We r essentially agreeing as far as te second point but cf pulling the object towards it's cog is what close the clubface making swinging truly effortless
This is true to a certain extent. For a driver, this alignment "mechanism" will induce toe- down and a backward leaning shaft towards impact. But this mechanism doesn't really care where the face is pointing. It happens because centripetal force pulls the rope in one direction and club head inertia pulls it in another direction. If the face is aimed towards the sky, your "hook face" will "close" towards the sky as well. The golfer has to produce a geometrically flat left wrist to square the face at impact. Luckily, the geometry of the pivot and the power package is such that this can be made to happen without any deliberate club face manipulation in an uncompensated golf stroke.

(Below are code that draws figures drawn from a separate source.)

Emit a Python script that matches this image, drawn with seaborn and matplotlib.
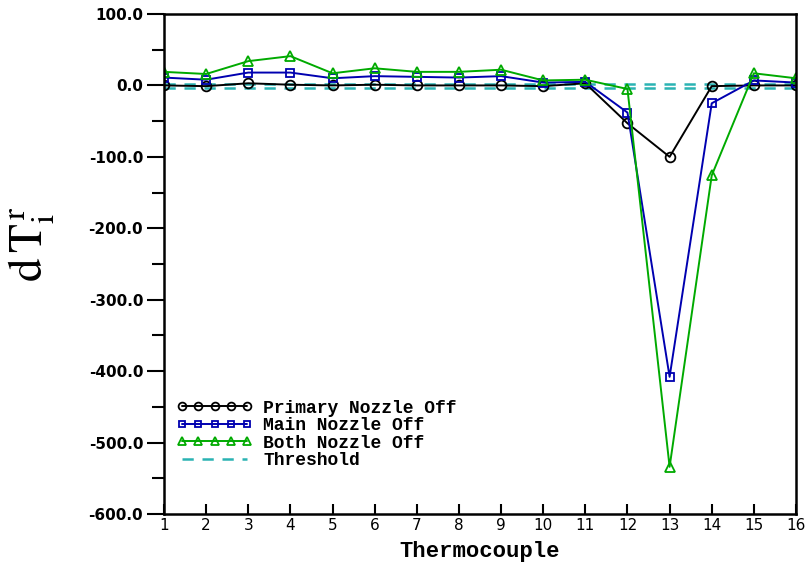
import numpy as np
import pandas as pd
import matplotlib
matplotlib.use("Agg")
import matplotlib.pyplot as plt
import seaborn as sns
from matplotlib.ticker import MultipleLocator, FormatStrFormatter

thermocouple = list(range(1, 17))
primary_off = [0, -1, 3, 1, 0, 1, 0, 0, 0, -1, 3, -53, -100, -1, 0, 0]
main_off = [11, 8, 18, 18, 10, 13, 12, 11, 13, 4, 5, -38, -408, -25, 7, 4]
both_off = [19, 16, 34, 41, 17, 24, 19, 19, 22, 7, 8, -5, -534, -126, 17, 10]
threshold_hi = [2] * 16
threshold_lo = [-3] * 16
series_names = ["Primary Nozzle Off", "Main Nozzle Off", "Both Nozzle Off", "Threshold"]

sns.set_style("ticks")
plt.rcParams["font.family"] = ["DejaVu Sans"]
plt.rcParams["mathtext.fontset"] = "stix"
plt.rcParams["text.color"] = "black"
plt.rcParams["axes.labelcolor"] = "black"
plt.rcParams["xtick.color"] = "black"
plt.rcParams["ytick.color"] = "black"

fig = plt.figure(figsize=(8.07, 5.67), dpi=100)
ax = fig.add_axes([164 / 807, 1 - 514 / 567, (796 - 164) / 807, (514 - 14) / 567])

df = pd.DataFrame({"x": thermocouple, "p": primary_off, "m": main_off, "b": both_off,
                   "th": threshold_hi, "tl": threshold_lo})

common = dict(linewidth=1.4, markersize=7, markerfacecolor="none", markeredgewidth=1.3)
sns.lineplot(data=df, x="x", y="th", ax=ax, color="#2ab3b3", linewidth=1.8,
             linestyle=(0, (4.5, 3.5)), label=series_names[3])
sns.lineplot(data=df, x="x", y="tl", ax=ax, color="#2ab3b3", linewidth=1.8,
             linestyle=(0, (4.5, 3.5)), label="_nolegend_")
sns.lineplot(data=df, x="x", y="p", ax=ax, color="black", marker="o",
             markeredgecolor="black", label=series_names[0], **common)
sns.lineplot(data=df, x="x", y="m", ax=ax, color="#0000b0", marker="s",
             markeredgecolor="#0000b0", label=series_names[1], **{**common, "markersize": 6})
sns.lineplot(data=df, x="x", y="b", ax=ax, color="#00aa00", marker="^",
             markeredgecolor="#00aa00", label=series_names[2], **common)

ax.set_xlim(1, 16)
ax.set_ylim(-600, 100)
ax.xaxis.set_major_locator(MultipleLocator(1))
ax.yaxis.set_major_locator(MultipleLocator(100))
ax.yaxis.set_minor_locator(MultipleLocator(50))
ax.yaxis.set_major_formatter(FormatStrFormatter("%.1f"))

for s in ax.spines.values():
    s.set_linewidth(1.8)
    s.set_color("black")

ax.tick_params(axis="y", which="major", direction="out", length=12, width=1.5,
               labelsize=11, pad=3)
ax.tick_params(axis="y", which="minor", direction="out", length=9, width=1.5)
ax.tick_params(axis="x", which="major", direction="in", length=7, width=1.5,
               labelsize=11, pad=3)
for lab in ax.get_yticklabels():
    lab.set_fontweight("bold")

ax.set_xlabel("Thermocouple", fontsize=16, fontfamily="Liberation Mono",
              fontweight="bold", labelpad=6)
ax.set_ylabel(r"$\mathrm{d\,T}_{\mathrm{i}}^{\,\mathrm{r}}$", fontsize=34)
ax.yaxis.set_label_coords(-0.17, 0.54)

handles, labels = ax.get_legend_handles_labels()
order = [labels.index(n) for n in series_names]
leg = ax.legend([handles[i] for i in order], [labels[i] for i in order],
                loc="lower left", bbox_to_anchor=(0.0, 0.065), frameon=False,
                numpoints=5, handlelength=4.2, handletextpad=0.6, labelspacing=0.02,
                markerscale=0.8, borderaxespad=0.3,
                prop={"family": "Liberation Mono", "weight": "bold", "size": 13})

fig.savefig("out.png", dpi=100)
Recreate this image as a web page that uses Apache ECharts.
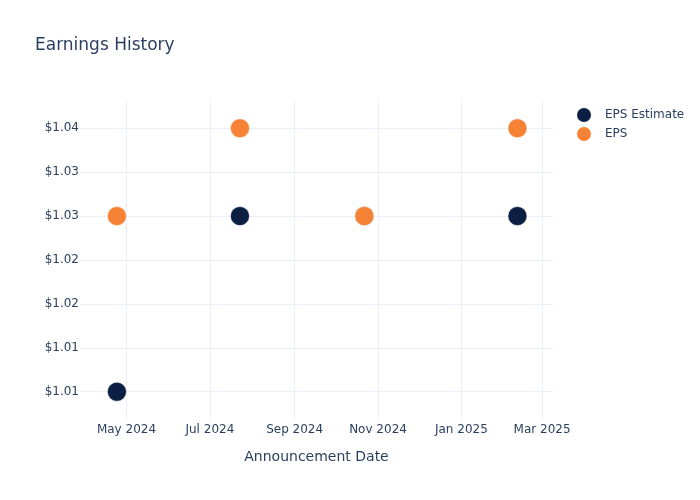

PS: I like 40 years of research too, but I read TGM through a pair of Newtonian glasses. Some of the stuff that appears to be written between the lines in TGM takes on a different meaning then....
Look I'm an an instructor of the golfing machine and what is outlined in it I am not looking into new theories or frontiers as far as I'm concerned homer wrote the book, the end there is nothing missing, incorrect or anything else required. You are telling me what's right and wrong based on your own minimally researched theories vs homers forty years unless you can show me and prove to me how what you are saying is true rather than just throwing out arno penzias name and you're engineering expertise, let's see it then... For you to convince me otherwise it better be backed up
My book is autographed by both Ben Doyle and Lynn Blake, but I haven't learned the secret TGM handshake.
I do not have LB autograph but I have read Joel Chandler Harris in dialect and that is MUCH harder than TGM. (Being in the neighborhood counts doesn't it?)
I do not have LB autograph but I have read Joel Chandler Harris in dialect and that is MUCH harder than TGM. (Being in the neighborhood counts doesn't it?)
HB
Never heard of him before, but I see the connection.